Now most people I tell the story to, wonder why I continue to go to this doctor...but I kind of appreciate his honesty and heading me off before the 12 pounds turned into 20. I went home and looked in the mirror and yes, there was a visible muffin top, and no, the dryer didn't shrink all of my pants. Also, shortly after that, I went to a bridesmaid dress fitting for my friend's wedding this coming June...I was measured and politely made aware that I have a pear shaped body instead of the coveted hour glass figure.
It was time to dust of the commercial grade elliptical I insisted we buy 5 years ago and had yet to log an entire hour on. I was serious about dropping not only the 5 pounds but the entire 12 to get back to pre-pregnancy weight...and be able to fit into my gray pants. I decided I needed a personal trainer to help me know what exercises to do, how to do them, be most efficient and effective with my work outs and ultimately look like a bikini model.
I talked about this for a couple months until my childcare provider told me there was actually a trainer in my small rural town.

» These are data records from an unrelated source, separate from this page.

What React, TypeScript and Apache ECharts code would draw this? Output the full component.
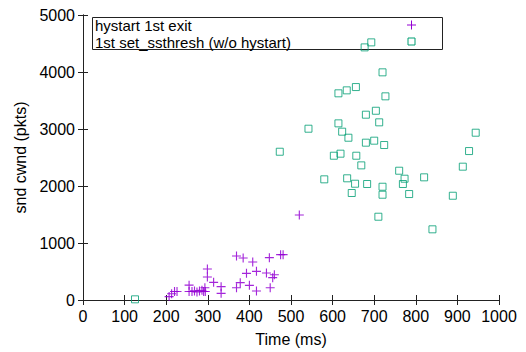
import React, { useEffect, useRef } from "react";
import * as echarts from "echarts";

const xTicks = [0, 100, 200, 300, 400, 500, 600, 700, 800, 900, 1000];
const yTicks = [0, 1000, 2000, 3000, 4000, 5000];

const hystartTime = [207, 213, 220, 226, 255, 255, 262, 268, 274, 280, 286, 290, 293, 294, 299, 299, 314, 332, 332, 369, 369, 378, 385, 393, 400, 408, 417, 417, 441, 448, 450, 456, 460, 475, 481, 520];
const hystartCwnd = [60, 110, 150, 150, 260, 150, 150, 160, 140, 160, 170, 150, 216, 150, 544, 403, 310, 234, 117, 772, 216, 304, 737, 468, 257, 667, 503, 158, 473, 743, 216, 392, 444, 795, 795, 1491];

const ssthreshTime = [125, 473, 542, 580, 603, 614, 614, 619, 623, 634, 635, 638, 646, 654, 656, 657, 669, 677, 680, 680, 683, 693, 700, 704, 710, 712, 720, 720, 720, 724, 727, 760, 769, 773, 784, 820, 840, 889, 913, 928, 944];
const ssthreshCwnd = [12, 2601, 3005, 2117, 2531, 3626, 3099, 2567, 2953, 3678, 2135, 2847, 1877, 2040, 3736, 2531, 2362, 4432, 3251, 2760, 2035, 4520, 2795, 3320, 1461, 3117, 3994, 1987, 1847, 2719, 3573, 2268, 2035, 2128, 1859, 2152, 1240, 1829, 2339, 2613, 2935];

const seriesNames = ["hystart 1st exit", "1st set_ssthresh (w/o hystart)"];

const PURPLE = "#9400d3";
const GREEN = "#009e73";
const FONT = "Liberation Sans, Arial, sans-serif";
const CROSS = "path://M0,3.5H8V4.5H0Z M3.5,0H4.5V8H3.5Z";

export default function App() {
  const ref = useRef<HTMLDivElement>(null);
  useEffect(() => {
    if (!ref.current) return;
    const chart = echarts.init(ref.current, undefined, { renderer: "svg" });
    const axisLine = { show: true, lineStyle: { color: "#222", width: 1 } };
    const axisTick = { show: true, inside: true, length: 5, lineStyle: { color: "#222" } };
    const fmt = (v: number) => String(v);
    chart.setOption({
      animation: false,
      textStyle: { fontFamily: FONT },
      grid: { left: 83, right: 27, top: 15, bottom: 52 },
      xAxis: [
        {
          type: "value", min: xTicks[0], max: xTicks[xTicks.length - 1], interval: 100,
          position: "bottom", axisLine, axisTick, splitLine: { show: false },
          axisLabel: { color: "#000", fontSize: 16, fontFamily: FONT, margin: 8, formatter: fmt },
          name: "Time (ms)", nameLocation: "middle", nameGap: 31,
          nameTextStyle: { color: "#000", fontSize: 16, fontFamily: FONT },
        },
        {
          type: "value", min: xTicks[0], max: xTicks[xTicks.length - 1], interval: 100,
          position: "top", axisLine, axisTick, splitLine: { show: false }, axisLabel: { show: false },
        },
      ],
      yAxis: [
        {
          type: "value", min: yTicks[0], max: yTicks[yTicks.length - 1], interval: 1000,
          position: "left", axisLine, axisTick, splitLine: { show: false },
          axisLabel: { color: "#000", fontSize: 16, fontFamily: FONT, margin: 8, formatter: fmt },
          name: "snd cwnd (pkts)", nameLocation: "middle", nameGap: 47,
          nameTextStyle: { color: "#000", fontSize: 16, fontFamily: FONT },
        },
        {
          type: "value", min: yTicks[0], max: yTicks[yTicks.length - 1], interval: 1000,
          position: "right", axisLine, axisTick, splitLine: { show: false }, axisLabel: { show: false },
        },
      ],
      graphic: [
        { type: "rect", shape: { x: 92.5, y: 17.5, width: 350, height: 32 }, style: { fill: "none", stroke: "#222", lineWidth: 1 }, z: 1 },
        { type: "text", x: 95, y: 25, style: { text: seriesNames[0], fill: "#000", font: "15px " + FONT, verticalAlign: "middle" }, z: 11 },
        { type: "text", x: 95, y: 42, style: { text: seriesNames[1], fill: "#000", font: "15px " + FONT, verticalAlign: "middle" }, z: 11 },
        { type: "line", shape: { x1: 407, y1: 25, x2: 416, y2: 25 }, style: { stroke: PURPLE, lineWidth: 1 }, z: 11 },
        { type: "line", shape: { x1: 411.5, y1: 20.5, x2: 411.5, y2: 29.5 }, style: { stroke: PURPLE, lineWidth: 1 }, z: 11 },
        { type: "rect", shape: { x: 408, y: 38, width: 7, height: 7 }, style: { fill: "none", stroke: GREEN, lineWidth: 1 }, z: 11 },
      ],
      series: [
        {
          name: seriesNames[0], type: "scatter", symbol: CROSS, symbolSize: 9,
          itemStyle: { color: PURPLE, opacity: 0.85 },
          data: hystartTime.map((t, i) => [t, hystartCwnd[i]]),
        },
        {
          name: seriesNames[1], type: "scatter", symbol: "rect", symbolSize: 7,
          itemStyle: { color: "rgba(0,0,0,0)", borderColor: GREEN, borderWidth: 1, opacity: 0.8 },
          data: ssthreshTime.map((t, i) => [t, ssthreshCwnd[i]]),
        },
      ],
    });
    return () => chart.dispose();
  }, []);
  return <div ref={ref} style={{ width: 526, height: 352, position: "absolute", left: 0, top: 0, background: "#fff" }} />;
}
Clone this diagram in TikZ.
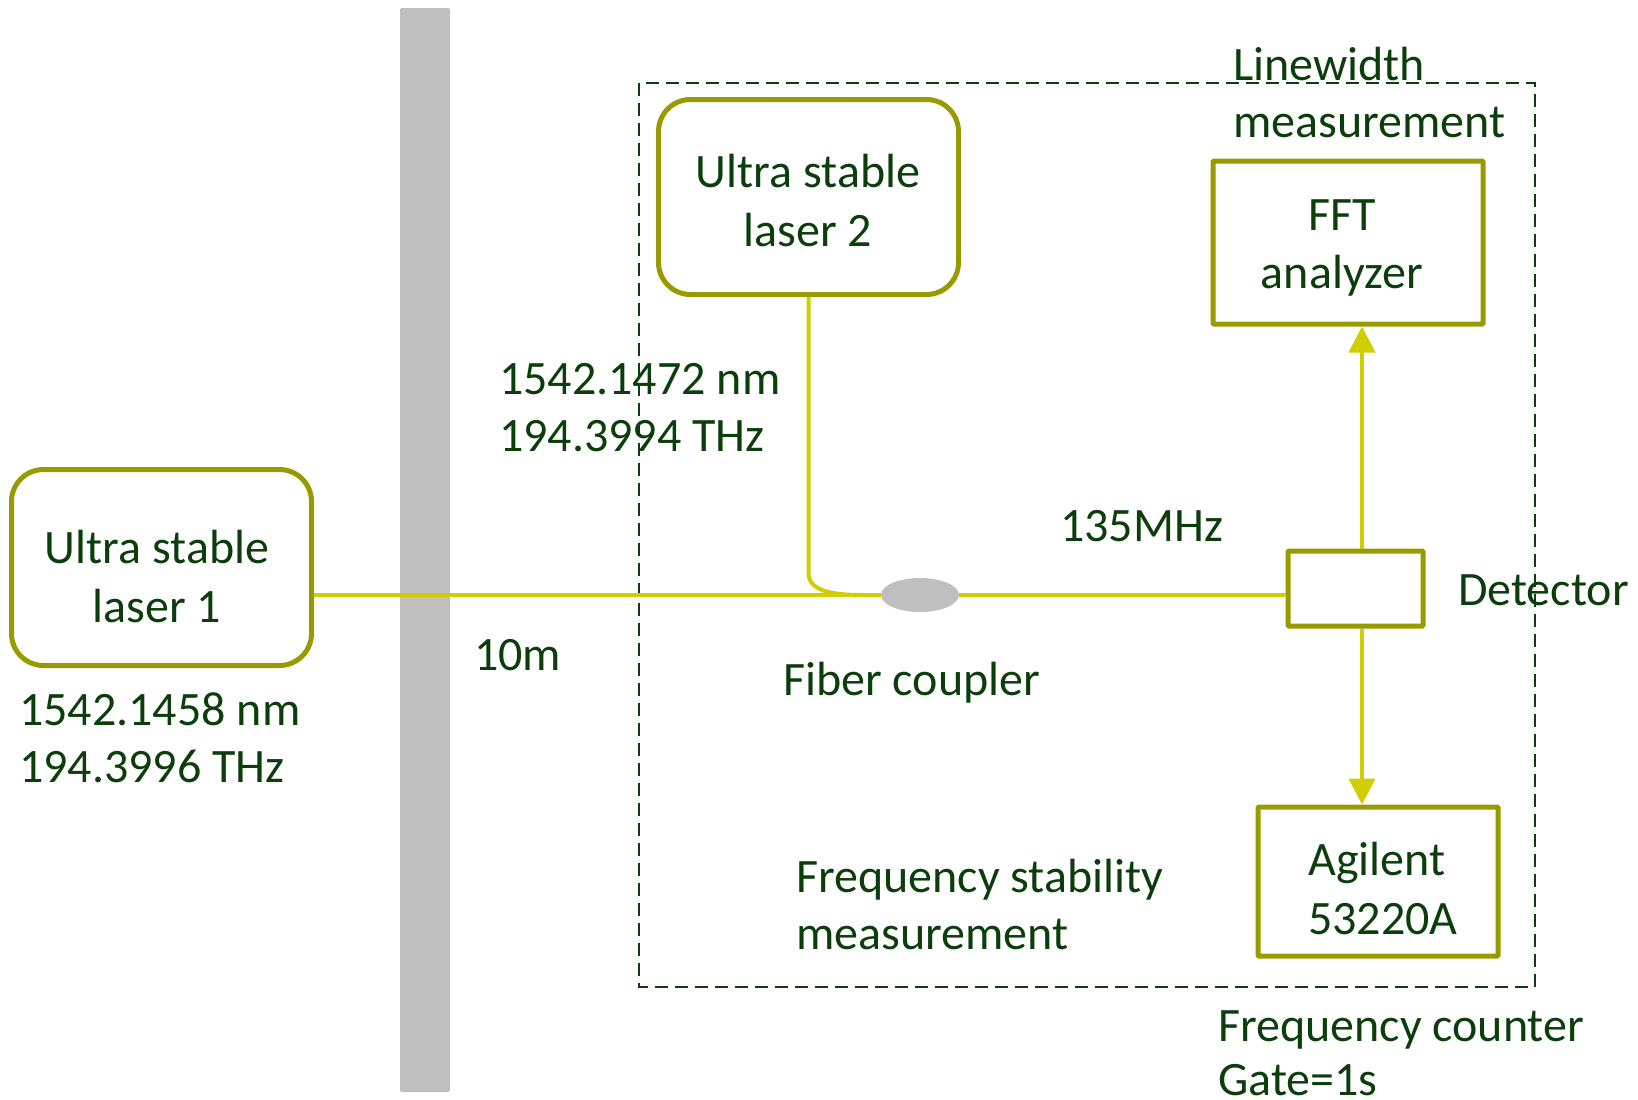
\documentclass[tikz,border=0pt]{standalone}
\usepackage{fontspec}
\setmainfont{Carlito}
\usetikzlibrary{arrows.meta,shapes.geometric}
\definecolor{txtgreen}{RGB}{12,62,12}
\definecolor{olivebox}{RGB}{153,153,0}
\definecolor{fibercol}{RGB}{208,206,0}
\definecolor{bargray}{RGB}{191,191,191}
\tikzset{
  txt/.style={text=txtgreen, inner sep=0pt, font=\fontsize{48}{58}\selectfont},
  lbl/.style={txt, anchor=base west},
  clbl/.style={txt, anchor=base},
  laserbox/.style={draw=olivebox, line width=5pt, rounded corners=32pt, rectangle, inner sep=0pt},
  devbox/.style={draw=olivebox, line width=5pt, rectangle, rounded corners=1pt, inner sep=0pt},
  fiber/.style={draw=fibercol, line width=4pt},
  sigarrow/.style={draw=fibercol, line width=4.5pt, -{Triangle[length=26pt,width=26pt]}},
  dashbox/.style={draw=txtgreen, line width=2pt, dash pattern=on 13pt off 7pt},
}
\begin{document}
\begin{tikzpicture}[x=1pt,y=-1pt]
\useasboundingbox (0,0) rectangle (1638,1100);
% wall
\fill[bargray, rounded corners=2pt] (400,8) rectangle (450,1092);
% dashed measurement region
\draw[dashbox] (639,83) rectangle (1535,987);

% boxes
\node[laserbox, minimum width=300pt, minimum height=196pt] (laser1) at (161.5,567.5) {};
\node[laserbox, minimum width=300pt, minimum height=195pt] (laser2) at (808.5,197) {};
\node[devbox, minimum width=270pt, minimum height=163pt] (fft) at (1348,242.5) {};
\node[devbox, minimum width=135pt, minimum height=75pt] (detector) at (1355.5,588.5) {};
\node[devbox, minimum width=240pt, minimum height=149pt] (agilent) at (1378,881.5) {};
\node[ellipse, fill=bargray, minimum width=78pt, minimum height=34pt, inner sep=0pt] (coupler) at (920,595) {};

% fibers
\coordinate (bend) at (808.5,573);
\coordinate (join) at (861,595);
\draw[fiber] (laser1.east |- coupler.west) -- (coupler.west);
\draw[fiber] (laser2.south) -- (bend) .. controls (808.5,590) and (830,595) .. (join) -- (coupler.west);
\draw[fiber] (coupler.east) -- (detector.west |- coupler.east);

% signal arrows
\coordinate (axis) at (1362,0);
\draw[sigarrow] (detector.north -| axis) -- (fft.south -| axis);
\draw[sigarrow] (detector.south -| axis) -- (agilent.north -| axis);

% texts in boxes
\node[clbl] (l1a) at (157,563) {Ultra stable};
\node[clbl] (l1b) at (157,622) {laser 1};
\node[clbl] (l2a) at (808,187) {Ultra stable};
\node[clbl] (l2b) at (808,246) {laser 2};
\node[clbl] (ffta) at (1342,230) {FFT};
\node[clbl] (fftb) at (1342,288) {analyzer};
\node[lbl] (aga) at (1308,875) {Agilent};
\node[lbl] (agb) at (1308,934) {53220A};

% free labels
\node[lbl] (w1a) at (19,725) {1542.1458 nm};
\node[lbl] (w1b) at (19,782) {194.3996 THz};
\node[lbl] (w2a) at (499,394) {1542.1472 nm};
\node[lbl] (w2b) at (499,451) {194.3994 THz};
\node[lbl] (len) at (474,670) {10m};
\node[lbl] (fc) at (783,695) {Fiber coupler};
\node[lbl] (beat) at (1060,541) {135MHz};
\node[lbl] (det) at (1458,605) {Detector};
\node[lbl] (lwa) at (1233,80) {Linewidth};
\node[lbl] (lwb) at (1233,137) {measurement};
\node[lbl] (fsa) at (796,892) {Frequency stability};
\node[lbl] (fsb) at (796,949) {measurement};
\node[lbl] (fca) at (1218,1041) {Frequency counter};
\node[lbl] (fcb) at (1218,1095) {Gate=1s};
\end{tikzpicture}
\end{document}
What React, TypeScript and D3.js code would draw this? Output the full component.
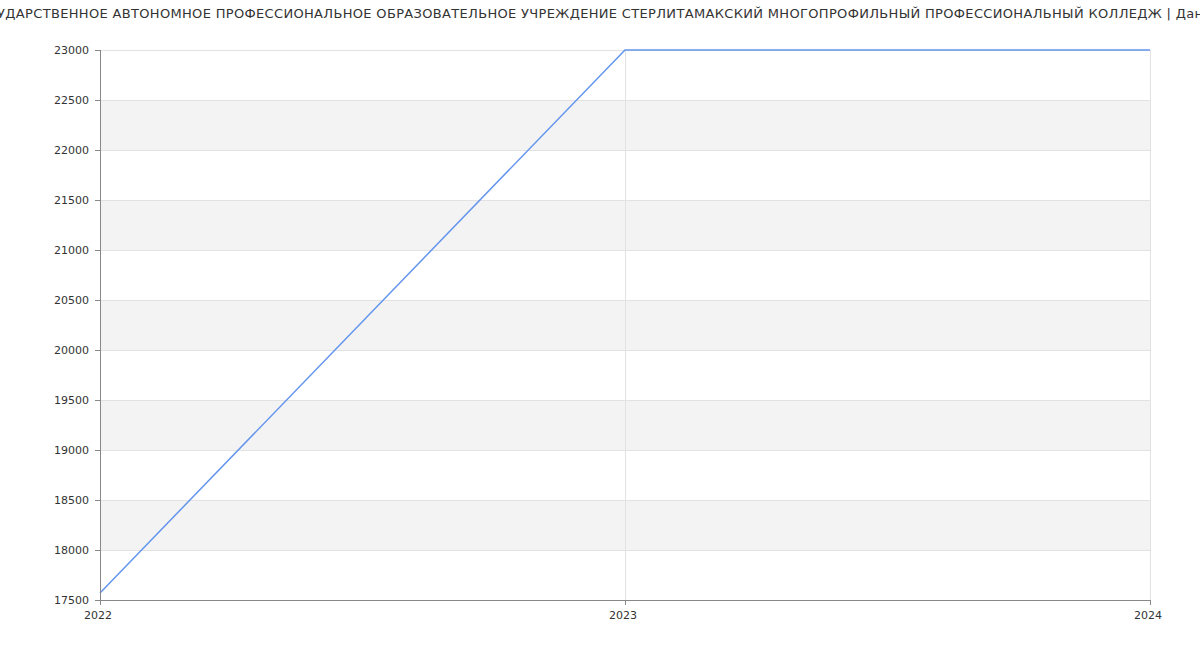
import React from "react";
import * as d3 from "d3";

const title = "ГОСУДАРСТВЕННОЕ АВТОНОМНОЕ ПРОФЕССИОНАЛЬНОЕ ОБРАЗОВАТЕЛЬНОЕ УЧРЕЖДЕНИЕ СТЕРЛИТАМАКСКИЙ МНОГОПРОФИЛЬНЫЙ ПРОФЕССИОНАЛЬНЫЙ КОЛЛЕДЖ | Данные";
const years = [2022, 2023, 2024];
const values = [17570, 23000, 23000];
const yTicks = [17500, 18000, 18500, 19000, 19500, 20000, 20500, 21000, 21500, 22000, 22500, 23000];

export default function App() {
  const W = 1200, H = 650;
  const m = { left: 100, right: 50, top: 50, bottom: 50 };
  const x = d3.scaleLinear().domain([2022, 2024]).range([m.left, W - m.right]);
  const y = d3.scaleLinear().domain([17500, 23000]).range([H - m.bottom, m.top]);
  const line = d3.line<number>().x((_, i) => x(years[i])).y((d) => y(d));
  const font = "DejaVu Sans, sans-serif";
  const bands = yTicks.slice(0, -1).map((t, i) => ({ lo: t, hi: yTicks[i + 1], i }));
  return (
    <svg width={W} height={H} style={{ position: "absolute", left: 0, top: 0 }}>
      <rect x={0} y={0} width={W} height={H} fill="#fff" />
      {bands.filter((b) => b.i % 2 === 1).map((b) => (
        <rect key={b.lo} x={x(2022)} y={y(b.hi)} width={x(2024) - x(2022)} height={y(b.lo) - y(b.hi)} fill="#f3f3f3" />
      ))}
      {yTicks.map((t) => (
        <line key={t} x1={x(2022)} x2={x(2024)} y1={y(t) + 0.5} y2={y(t) + 0.5} stroke="#e2e2e2" />
      ))}
      {years.slice(1).map((yr) => (
        <line key={yr} x1={x(yr) + 0.5} x2={x(yr) + 0.5} y1={y(23000)} y2={y(17500)} stroke="#e2e2e2" />
      ))}
      <path d={line(values) || ""} fill="none" stroke="#6495ed" strokeWidth={1.5} />
      <line x1={x(2022) + 0.5} x2={x(2022) + 0.5} y1={y(23000)} y2={y(17500) + 0.5} stroke="#888" />
      <line x1={x(2022)} x2={x(2024)} y1={y(17500) + 0.5} y2={y(17500) + 0.5} stroke="#888" />
      {yTicks.map((t) => (
        <g key={t}>
          <line x1={x(2022) - 5} x2={x(2022)} y1={y(t) + 0.5} y2={y(t) + 0.5} stroke="#888" />
          <text x={x(2022) - 11} y={y(t)} dy="0.35em" textAnchor="end" fontFamily={font} fontSize={11} fill="#333">{t}</text>
        </g>
      ))}
      {years.map((yr) => (
        <g key={yr}>
          <line x1={x(yr) + 0.5} x2={x(yr) + 0.5} y1={y(17500)} y2={y(17500) + 5} stroke="#888" />
          <text x={x(yr) - 2} y={y(17500) + 19} textAnchor="middle" fontFamily={font} fontSize={11} fill="#333">{yr}</text>
        </g>
      ))}
      <text x={W / 2} y={18} textAnchor="middle" fontFamily={font} fontSize={13} fill="#333" letterSpacing={0.33}>{title}</text>
    </svg>
  );
}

My plan was to work out with him once a week for a month, learn some exercises to do at home on my own equipment, and then continue to train on my own. I started in November with two personal training sessions a week and 4 sessions turned into 10 sessions, and then into an 8 session class with 5 other women. I've been consistently working out an average of 3 days a week for 3 months now. My muffin top is disappearing and smoothing out, my arms are defined and so much stronger, I no longer am experiencing frequent tension headaches, and I feel really good right after the work out. I've finally lost the 5 lbs my doctor ordered. You would think that with the positive results that I would have bought into this exercise thing and healthy lifestyle, but I must be honest. I STILL HATE EXERCISE! Its hard, it makes me sweat, my muscles hurt, its time away from the television and Facebook...oh and time away from my family of course. I have two more sessions in the current strength training class I'm taking and I will sign up for another month of classes in February. In March I will officially have to make the conscious decision to maintain the fitness effort on my own. I will have a bikini body by summer...well, my body will be in a bikini regardless if I get offers from Sports Illustrated or not, and I will know I've reached my goal when I can wear my gray pants in public without offending anyone.